Personagens bizarros surgem no cenário pós-moderno como pano de fundo para ilustrar o poder devastador da ansiedade crônica e o individualismo sob a humanidade. Vejo nitidamente este reflexo em uma mulher da academia que frequento. É uma senhora com 50 e tantos anos que criou laços afetivos por um aparelho de exercício aeróbico, conhecido como elíptico ( aquele que simula o movimento de um esqui). A academia que treino é de pequeno porte, típica de bairro, e oferece apenas três opções deste aparelho: um velho, que faz barulho de serrote e vive em manutenção; um excessivamente moderno, que as pessoas mal conseguem programar; e o objeto da paixão desta senhora, o anatômico, e por isso mais confortável, também o único que fica no piso térreo. Os outros dois dividem espaço com as esteiras no último andar. Por fim, há tempos observo o amor platônico que esta senhora desenvolveu pelo aparelho. Todo dia que adentra o recinto, já entra com gestos ansiosos e com os olhos esbugalhados no alvo de sua paixão. E ai se tiver outra pessoa usando.
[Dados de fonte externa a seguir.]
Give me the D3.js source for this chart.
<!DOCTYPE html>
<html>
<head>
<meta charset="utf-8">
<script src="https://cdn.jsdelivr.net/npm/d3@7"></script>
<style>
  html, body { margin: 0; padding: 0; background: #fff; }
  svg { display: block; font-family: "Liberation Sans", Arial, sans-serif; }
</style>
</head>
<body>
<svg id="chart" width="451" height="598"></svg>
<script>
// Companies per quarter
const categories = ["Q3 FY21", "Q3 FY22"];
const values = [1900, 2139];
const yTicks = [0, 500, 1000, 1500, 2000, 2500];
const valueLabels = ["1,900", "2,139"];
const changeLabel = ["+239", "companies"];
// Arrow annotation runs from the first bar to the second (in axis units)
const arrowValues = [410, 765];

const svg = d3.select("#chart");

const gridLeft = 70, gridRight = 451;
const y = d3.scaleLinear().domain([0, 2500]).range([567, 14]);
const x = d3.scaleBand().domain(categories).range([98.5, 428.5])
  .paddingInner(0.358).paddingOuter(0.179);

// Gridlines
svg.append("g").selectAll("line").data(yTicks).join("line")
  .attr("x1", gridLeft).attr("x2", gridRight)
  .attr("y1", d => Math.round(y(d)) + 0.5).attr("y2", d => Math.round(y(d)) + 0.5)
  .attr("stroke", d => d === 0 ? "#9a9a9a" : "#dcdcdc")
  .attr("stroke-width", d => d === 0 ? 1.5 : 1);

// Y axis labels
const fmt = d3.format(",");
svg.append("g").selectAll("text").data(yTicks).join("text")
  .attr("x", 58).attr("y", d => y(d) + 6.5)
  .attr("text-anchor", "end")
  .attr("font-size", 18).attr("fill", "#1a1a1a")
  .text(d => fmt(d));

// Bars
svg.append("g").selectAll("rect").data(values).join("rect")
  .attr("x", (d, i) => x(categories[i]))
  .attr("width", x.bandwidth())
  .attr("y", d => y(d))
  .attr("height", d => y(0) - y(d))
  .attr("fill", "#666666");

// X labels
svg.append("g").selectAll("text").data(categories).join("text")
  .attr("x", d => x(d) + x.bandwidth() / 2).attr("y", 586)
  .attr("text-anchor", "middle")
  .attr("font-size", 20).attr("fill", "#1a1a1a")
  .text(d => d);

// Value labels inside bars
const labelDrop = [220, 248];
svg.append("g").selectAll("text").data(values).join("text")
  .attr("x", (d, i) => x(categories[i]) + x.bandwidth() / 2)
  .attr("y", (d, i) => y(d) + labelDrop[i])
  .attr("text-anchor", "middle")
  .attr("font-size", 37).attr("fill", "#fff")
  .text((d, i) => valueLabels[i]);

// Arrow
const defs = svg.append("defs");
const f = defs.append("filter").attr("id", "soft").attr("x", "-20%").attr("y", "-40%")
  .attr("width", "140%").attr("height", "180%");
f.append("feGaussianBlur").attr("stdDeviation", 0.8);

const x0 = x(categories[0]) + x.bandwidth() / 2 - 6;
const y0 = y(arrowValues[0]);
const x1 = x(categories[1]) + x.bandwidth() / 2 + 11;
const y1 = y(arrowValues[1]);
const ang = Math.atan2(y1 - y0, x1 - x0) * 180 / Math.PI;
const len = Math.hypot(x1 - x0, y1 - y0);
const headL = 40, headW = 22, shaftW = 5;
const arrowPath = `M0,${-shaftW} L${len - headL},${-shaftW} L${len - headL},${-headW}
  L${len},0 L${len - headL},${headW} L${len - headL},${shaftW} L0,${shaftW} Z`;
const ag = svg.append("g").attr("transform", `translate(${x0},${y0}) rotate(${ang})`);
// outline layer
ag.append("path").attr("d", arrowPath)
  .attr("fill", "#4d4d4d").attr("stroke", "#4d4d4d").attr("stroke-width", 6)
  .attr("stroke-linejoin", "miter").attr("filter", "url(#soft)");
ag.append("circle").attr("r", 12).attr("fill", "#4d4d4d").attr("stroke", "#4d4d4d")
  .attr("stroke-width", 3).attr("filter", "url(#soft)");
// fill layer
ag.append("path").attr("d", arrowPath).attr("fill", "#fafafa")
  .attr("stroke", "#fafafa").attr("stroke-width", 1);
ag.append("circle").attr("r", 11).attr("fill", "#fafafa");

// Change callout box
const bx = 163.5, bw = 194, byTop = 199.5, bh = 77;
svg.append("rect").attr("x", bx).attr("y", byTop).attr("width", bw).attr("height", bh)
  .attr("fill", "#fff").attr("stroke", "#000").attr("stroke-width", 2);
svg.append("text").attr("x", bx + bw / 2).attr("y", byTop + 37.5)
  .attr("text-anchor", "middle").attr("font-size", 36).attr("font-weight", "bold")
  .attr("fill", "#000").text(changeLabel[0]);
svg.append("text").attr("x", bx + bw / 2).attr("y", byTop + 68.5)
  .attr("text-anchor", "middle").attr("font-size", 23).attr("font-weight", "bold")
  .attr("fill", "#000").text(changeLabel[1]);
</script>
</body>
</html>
Uma vez eu estava no aparelho justamente nesse momento fatídico. A mulher só faltou me arrancar de lá na unha. Ela nem vai ao vestiário guardar sua bolsa. Joga suas coisas todas ali no chão. Nem dá bom dia. Já vai logo questionando: – Falta muito??? Outro dia, disse que sim, e ela conseguiu a proeza de me estrangular com os olhos, tanto é que nem aguentei o exercício até o fim. Se não tiver ninguém, ela marca o território com uma toalha de rosto antes de guardar os seus pertences. Mas tem dia que não se aguenta, e larga a bolsa e o que tiver carregando ali mesmo. Em seguida, segue gloriosa no exercício. O que me surpreende é que horas no aparelho não deram a ela uma silhueta esguia. Muito pelo contrário, continua cada vez mais gorda. Intuo que talvez não seja este o objetivo. Também imagino que não coloque carga nenhuma no dito cujo, o que o torna tão convidativo quanto um passeio no bosque. Esforço zero. Um professor de lá me contou, que a mulher é podre de rica, tem carro importado e tudo. Ou seja, tem condições financeiras de sobra pra comprar vários aparelhos daquele, inclusive pagar uma academia melhor. Mas acho que a competição a estimula. É como a lógica do ‘cada um por si’ que nos impõe o mundo corporativo. E a mulher expõe os altos e baixos da sua paixão para quem quiser ver dentro daquele cenário fitness. Ficou conhecida no lugar. Todos sabem seu nome. Todos também se divertem com a angústia alheia de cada perda e vitória pelo objeto amado. Se ele preenche as suas lacunas sentimentais, ainda tenho minhas dúvidas. A angústia a consome diariamente. Nunca sabe o dia que ele vai trocá-la por outra, ou por outro. Mesmo assim, não deixa de lutar por ele. Temo apenas quando chegar o dia em que será interditado para manutenção, assim como o outro mais antigo. Creio eu que o coração dela não aguentaria. Ia ser um baque forte demais. Enquanto isso, a coloco no meu acervo de personagens doentios e interessantes. E continuo observando de perto o desenlace dessa paixão, com direito a vingança e roupantes de fúria.